── Material for this exercise ──
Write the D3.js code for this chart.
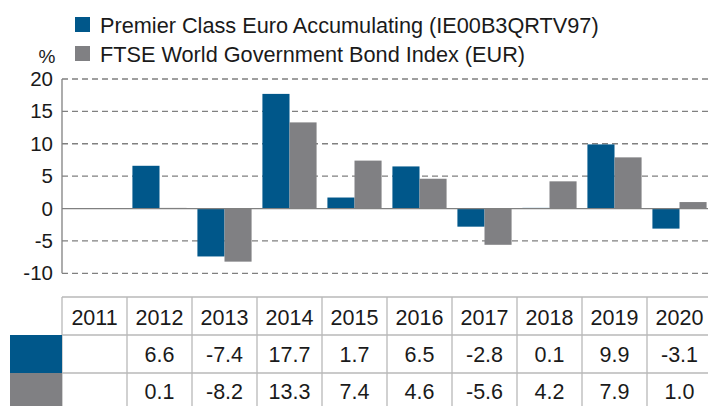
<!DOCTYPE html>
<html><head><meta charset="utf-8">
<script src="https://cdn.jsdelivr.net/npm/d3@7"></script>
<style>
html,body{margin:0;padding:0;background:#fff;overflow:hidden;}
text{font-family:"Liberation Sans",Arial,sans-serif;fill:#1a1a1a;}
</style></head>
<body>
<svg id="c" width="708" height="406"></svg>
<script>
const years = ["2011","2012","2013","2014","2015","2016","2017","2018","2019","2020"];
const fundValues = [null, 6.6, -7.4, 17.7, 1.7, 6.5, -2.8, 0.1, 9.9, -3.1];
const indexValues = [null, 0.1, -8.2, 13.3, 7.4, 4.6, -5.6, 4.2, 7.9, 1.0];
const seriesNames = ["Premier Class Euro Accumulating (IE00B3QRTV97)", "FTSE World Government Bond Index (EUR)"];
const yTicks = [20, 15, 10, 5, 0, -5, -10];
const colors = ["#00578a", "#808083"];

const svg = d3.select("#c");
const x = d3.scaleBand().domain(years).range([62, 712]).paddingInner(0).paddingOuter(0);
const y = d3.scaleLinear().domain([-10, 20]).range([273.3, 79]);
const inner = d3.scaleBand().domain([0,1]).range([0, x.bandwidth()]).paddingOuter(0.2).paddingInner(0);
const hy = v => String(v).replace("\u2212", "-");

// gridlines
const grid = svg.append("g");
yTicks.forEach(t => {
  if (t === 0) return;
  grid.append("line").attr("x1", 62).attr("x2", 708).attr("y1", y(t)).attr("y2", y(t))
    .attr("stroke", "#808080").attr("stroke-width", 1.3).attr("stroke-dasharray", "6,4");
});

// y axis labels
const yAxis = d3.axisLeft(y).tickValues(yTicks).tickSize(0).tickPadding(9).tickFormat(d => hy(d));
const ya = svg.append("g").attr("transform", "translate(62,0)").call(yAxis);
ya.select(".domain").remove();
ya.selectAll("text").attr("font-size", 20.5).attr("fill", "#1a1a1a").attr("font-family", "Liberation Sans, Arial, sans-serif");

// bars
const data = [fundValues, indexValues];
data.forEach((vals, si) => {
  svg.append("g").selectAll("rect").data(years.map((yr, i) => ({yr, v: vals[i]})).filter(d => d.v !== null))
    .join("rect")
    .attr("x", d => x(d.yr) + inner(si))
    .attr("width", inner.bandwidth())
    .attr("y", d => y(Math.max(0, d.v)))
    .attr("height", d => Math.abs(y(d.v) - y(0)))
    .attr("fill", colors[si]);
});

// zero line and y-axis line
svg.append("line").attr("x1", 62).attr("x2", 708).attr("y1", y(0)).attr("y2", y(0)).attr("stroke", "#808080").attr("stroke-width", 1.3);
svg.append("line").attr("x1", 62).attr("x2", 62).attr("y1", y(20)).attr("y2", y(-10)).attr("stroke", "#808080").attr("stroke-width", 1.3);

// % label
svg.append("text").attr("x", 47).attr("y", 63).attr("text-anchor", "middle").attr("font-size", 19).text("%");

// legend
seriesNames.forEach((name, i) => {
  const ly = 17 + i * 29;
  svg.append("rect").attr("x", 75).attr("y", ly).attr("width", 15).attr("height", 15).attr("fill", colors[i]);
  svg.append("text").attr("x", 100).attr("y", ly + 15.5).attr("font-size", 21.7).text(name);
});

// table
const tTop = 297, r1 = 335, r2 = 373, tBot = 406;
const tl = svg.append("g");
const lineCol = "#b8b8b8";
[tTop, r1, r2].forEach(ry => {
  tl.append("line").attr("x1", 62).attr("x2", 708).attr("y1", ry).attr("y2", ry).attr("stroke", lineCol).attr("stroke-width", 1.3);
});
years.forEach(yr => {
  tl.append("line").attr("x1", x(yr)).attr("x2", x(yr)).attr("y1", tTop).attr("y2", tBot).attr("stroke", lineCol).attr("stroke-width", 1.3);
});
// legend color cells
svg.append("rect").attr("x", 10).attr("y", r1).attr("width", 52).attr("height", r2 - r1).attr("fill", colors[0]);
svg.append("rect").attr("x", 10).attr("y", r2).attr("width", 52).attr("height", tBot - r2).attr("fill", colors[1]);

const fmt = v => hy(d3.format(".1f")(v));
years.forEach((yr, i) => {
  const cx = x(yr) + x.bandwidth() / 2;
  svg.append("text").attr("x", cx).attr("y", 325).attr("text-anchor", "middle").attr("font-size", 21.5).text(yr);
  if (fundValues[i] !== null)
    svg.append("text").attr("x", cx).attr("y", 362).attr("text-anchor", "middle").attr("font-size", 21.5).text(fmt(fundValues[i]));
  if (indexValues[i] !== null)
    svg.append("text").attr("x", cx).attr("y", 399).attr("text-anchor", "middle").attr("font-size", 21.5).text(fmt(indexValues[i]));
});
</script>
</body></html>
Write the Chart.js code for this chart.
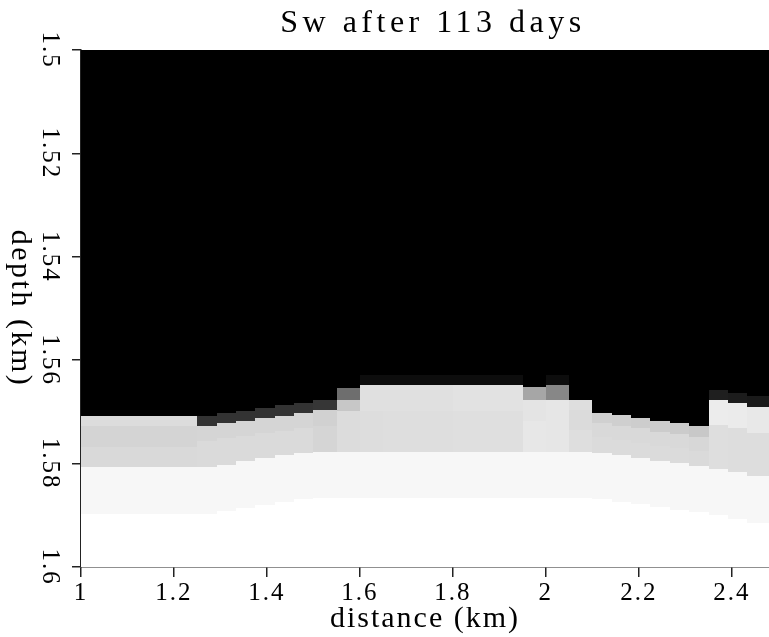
───
- **Task goal**
Pick out each line in the material containing "code".

- **Answer to this task**
Write the D3.js code for this chart.
Write the Chart.js code for this chart.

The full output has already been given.